Hiren Chandarana, S/o Haresh G. Chandrana v. Violet Clothing Pvt. Ltd.
2018-03-16
B.M.SHYAM PRASAD
body2018
DigiLaw.ai
ORDER : The defendant in O.S.No.7988/2012 on the file of the IV Additional City Civil Judge, Bangalore has filed three successive applications under Order VIII Rule 1 A (3) of the Code of Civil Procedure 1908 [For Short, CPC], and these applications are filed seeking permission to produce the same set of documents, but each of these three applications have ended differently; the first of the application is rejected on a Memo filed by the first defendant, the second of the application is rejected on the ground that the defendant with the said application had not filed the documents that it wanted to produce and third of the application is allowed by the impugned order dated 26.02. 2018. The plaintiff has filed the present writ petition impugning the order dated 26.02.2018. 2. The learned counsel for the petitioner contended that the trial court ought not to have allowed the third successive and similar application as rejection of the similar earlier applications operated as res judicata, and he also argued that the court ought to have seen that the defendant’s conduct in filing successive applications, despite rejection of the earlier similar applications, does not bear any deference to process of judicial proceedings and that on this score alone the third application ought to have been rejected.

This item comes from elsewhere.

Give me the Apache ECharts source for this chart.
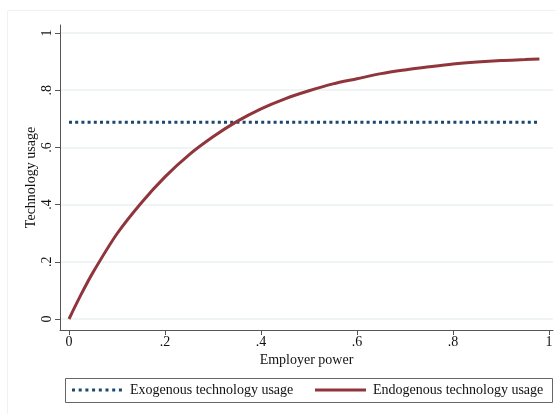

The operative part of the impugned order reads as follows: “IA No. 9 filed by the applicant/defendant under Order 8 Rule 1A (3) read with section 151 of CPC is hereby allowed on payment of cost of Rs.500/and the directing the defendant to complete his further evidence on the next date of hearing without fail.” 3. The learned judge in allowing the application, while considering the contentions urged by the Plaintiff, the petitioner before this court, has reasoned that the second application by the defendant was rejected on the technical ground that the defendant had not filed the documents with such application; and the learned judge has also qualified the allowing of the application with the condition that defendant ought to lead further evidence without fail on the next date of hearing. 4. The learned judge in exercise of its jurisdiction allowed the application to ensure that the proceedings before the court, as it should always be, is equitable and comprehensive, and for the reason that the earlier application was rejected on technical ground.
4. The learned judge in exercise of its jurisdiction allowed the application to ensure that the proceedings before the court, as it should always be, is equitable and comprehensive, and for the reason that the earlier application was rejected on technical ground. Therefore, this court is rather not persuaded to interfere with the impugned order; and insofar as the Learned Counsel’s contention that the successive applications for the same relief, being barred by res judicata, tantamount to abuse of the due judicial process, the same is considered in the light of the decision of the Hon’ble Supreme Court in Arjun Singh v. Mohinder Singh [AIR 1964 Sc Page 993] which read as follows: “It is needless to point out that interlocutory orders are of various kinds; some like orders of stay, injunction or receiver are designed to preserve the status quo pending the litigation and to ensure that the parties might not be prejudiced by the normal delay which the proceedings before the court usually take. They do not, in that sense, decide in any manner the merits of the controversy in issue in the suit and do not, of course, put an end to it even in part. Such orders are certainly capable of being altered or varied by subsequent applications for the same relief, though normally only on proof of new facts or new situations which subsequently emerge. As they do not impinge upon the legal rights of parties to the litigation the principle of res judicata does not apply to the findings on which these orders are based, though if applications were made for relief on the same basis after the same has once been disposed of the court would be justified in rejecting the same as an abuse of the process, of court …….” “……..The principle that repeated applications based on the same facts and seeking the same relief’s might be disallowed by the court does not however necessarily rest on the principle of res judicata. Thus, if an application for the adjournment of a suit is rejected, a subsequent application for the same purpose even if based on the same facts, is not barred on the application 'of any rule of res judicata, but would be rejected for the same grounds on which the original application was refused.
Thus, if an application for the adjournment of a suit is rejected, a subsequent application for the same purpose even if based on the same facts, is not barred on the application 'of any rule of res judicata, but would be rejected for the same grounds on which the original application was refused. The principle underlying the distinction between the rule of res judicata and a rejection on the ground that no new facts have been adduced to justify a different order is vital. If the principle of res judicata is applicable to the decision on a particular issue of fact, even if fresh facts were placed before the Court, the bar would continue to operate and preclude a fresh investigation of the issue, whereas in the other case, on proof of fresh facts, the court would be competent, nay,, would be bound to take those into account and make an order conformably to the facts freshly brought before the court……..” 5. Therefore, it cannot be said that a successive interim applications in all situations is barred by res judicata, and it must be said that every application must considered in the facts and circumstances of each case. However, if recourse is had to filing successive similar applications without any justification, the same will be impermissible, and such filing must be eschewed. Accordingly, this Petition is disposed of.